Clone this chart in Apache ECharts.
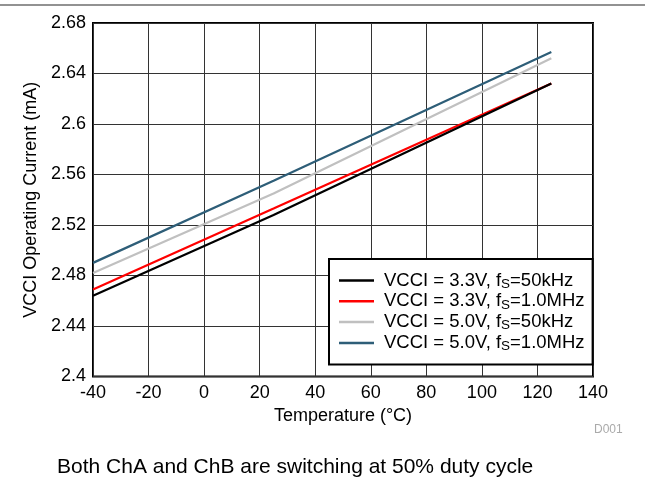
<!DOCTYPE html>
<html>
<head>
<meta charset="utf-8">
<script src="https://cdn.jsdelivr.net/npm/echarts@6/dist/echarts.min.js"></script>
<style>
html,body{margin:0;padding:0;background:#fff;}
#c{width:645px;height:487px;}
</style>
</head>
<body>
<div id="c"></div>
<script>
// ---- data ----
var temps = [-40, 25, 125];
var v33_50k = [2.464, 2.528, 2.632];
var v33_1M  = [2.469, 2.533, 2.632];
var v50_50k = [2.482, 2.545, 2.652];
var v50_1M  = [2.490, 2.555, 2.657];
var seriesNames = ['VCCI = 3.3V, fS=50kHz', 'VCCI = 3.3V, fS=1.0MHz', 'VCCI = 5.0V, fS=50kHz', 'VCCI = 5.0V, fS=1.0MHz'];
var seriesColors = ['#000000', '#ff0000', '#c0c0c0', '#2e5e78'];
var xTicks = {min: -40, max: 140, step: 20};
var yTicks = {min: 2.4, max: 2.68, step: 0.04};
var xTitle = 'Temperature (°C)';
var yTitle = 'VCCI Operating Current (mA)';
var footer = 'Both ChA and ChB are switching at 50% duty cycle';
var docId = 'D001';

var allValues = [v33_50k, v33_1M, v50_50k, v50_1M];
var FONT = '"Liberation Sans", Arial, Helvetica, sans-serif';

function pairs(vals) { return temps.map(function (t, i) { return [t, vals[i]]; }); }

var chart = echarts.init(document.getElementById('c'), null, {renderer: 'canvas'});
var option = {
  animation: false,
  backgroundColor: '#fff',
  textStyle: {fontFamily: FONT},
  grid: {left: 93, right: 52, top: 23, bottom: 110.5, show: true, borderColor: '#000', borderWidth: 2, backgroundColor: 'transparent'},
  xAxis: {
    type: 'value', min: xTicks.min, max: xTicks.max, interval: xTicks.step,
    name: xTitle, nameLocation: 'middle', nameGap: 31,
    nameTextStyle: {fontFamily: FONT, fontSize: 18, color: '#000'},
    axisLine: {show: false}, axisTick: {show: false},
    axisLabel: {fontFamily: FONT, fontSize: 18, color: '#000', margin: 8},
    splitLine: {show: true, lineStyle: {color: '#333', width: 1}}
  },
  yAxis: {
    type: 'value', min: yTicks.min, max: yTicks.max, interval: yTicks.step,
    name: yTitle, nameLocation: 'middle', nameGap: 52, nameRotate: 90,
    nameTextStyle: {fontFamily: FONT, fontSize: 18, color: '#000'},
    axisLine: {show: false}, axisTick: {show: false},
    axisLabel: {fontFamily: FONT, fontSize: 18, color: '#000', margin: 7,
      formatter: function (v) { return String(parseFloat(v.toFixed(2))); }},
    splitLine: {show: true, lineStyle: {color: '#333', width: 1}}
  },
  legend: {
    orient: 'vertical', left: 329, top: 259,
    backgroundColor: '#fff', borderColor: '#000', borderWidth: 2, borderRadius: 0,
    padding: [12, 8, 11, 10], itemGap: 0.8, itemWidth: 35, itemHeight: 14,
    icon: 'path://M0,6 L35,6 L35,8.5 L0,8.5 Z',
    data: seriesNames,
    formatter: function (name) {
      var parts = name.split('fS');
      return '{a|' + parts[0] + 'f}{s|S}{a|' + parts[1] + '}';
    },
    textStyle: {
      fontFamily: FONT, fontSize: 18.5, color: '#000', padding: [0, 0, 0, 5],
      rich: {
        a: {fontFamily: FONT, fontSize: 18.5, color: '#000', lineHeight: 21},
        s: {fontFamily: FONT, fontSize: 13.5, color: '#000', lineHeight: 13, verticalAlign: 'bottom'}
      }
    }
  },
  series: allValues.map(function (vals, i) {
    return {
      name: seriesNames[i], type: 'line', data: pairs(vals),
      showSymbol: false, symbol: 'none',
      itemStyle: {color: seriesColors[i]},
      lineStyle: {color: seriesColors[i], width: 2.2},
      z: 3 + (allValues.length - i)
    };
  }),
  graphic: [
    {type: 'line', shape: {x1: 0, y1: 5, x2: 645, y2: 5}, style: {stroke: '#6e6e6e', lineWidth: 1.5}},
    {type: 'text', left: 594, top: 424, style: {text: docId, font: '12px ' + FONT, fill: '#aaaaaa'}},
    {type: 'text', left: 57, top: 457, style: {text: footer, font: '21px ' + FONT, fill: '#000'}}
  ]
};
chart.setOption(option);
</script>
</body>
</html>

========

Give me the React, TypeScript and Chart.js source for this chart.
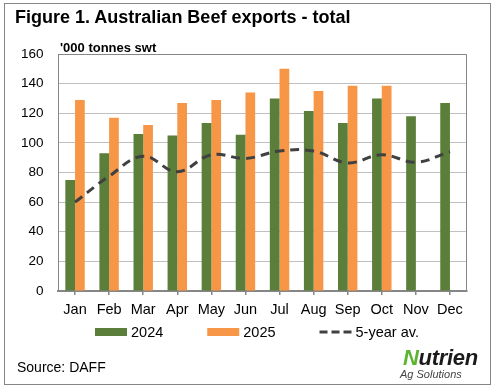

========

Task statement:
Only the lines from the one containing "Clone this chart in Apache ECharts." down to the one containing "temps.map(function (t, i)" should be copied, exactly and with both ends kept. Drop the pictures.

Solution to this task:
Clone this chart in Apache ECharts.
<!DOCTYPE html>
<html>
<head>
<meta charset="utf-8">
<script src="https://cdn.jsdelivr.net/npm/echarts@6/dist/echarts.min.js"></script>
<style>
html,body{margin:0;padding:0;background:#fff;}
#c{width:645px;height:487px;}
</style>
</head>
<body>
<div id="c"></div>
<script>
// ---- data ----
var temps = [-40, 25, 125];
var v33_50k = [2.464, 2.528, 2.632];
var v33_1M  = [2.469, 2.533, 2.632];
var v50_50k = [2.482, 2.545, 2.652];
var v50_1M  = [2.490, 2.555, 2.657];
var seriesNames = ['VCCI = 3.3V, fS=50kHz', 'VCCI = 3.3V, fS=1.0MHz', 'VCCI = 5.0V, fS=50kHz', 'VCCI = 5.0V, fS=1.0MHz'];
var seriesColors = ['#000000', '#ff0000', '#c0c0c0', '#2e5e78'];
var xTicks = {min: -40, max: 140, step: 20};
var yTicks = {min: 2.4, max: 2.68, step: 0.04};
var xTitle = 'Temperature (°C)';
var yTitle = 'VCCI Operating Current (mA)';
var footer = 'Both ChA and ChB are switching at 50% duty cycle';
var docId = 'D001';

var allValues = [v33_50k, v33_1M, v50_50k, v50_1M];
var FONT = '"Liberation Sans", Arial, Helvetica, sans-serif';

function pairs(vals) { return temps.map(function (t, i) { return [t, vals[i]]; }); }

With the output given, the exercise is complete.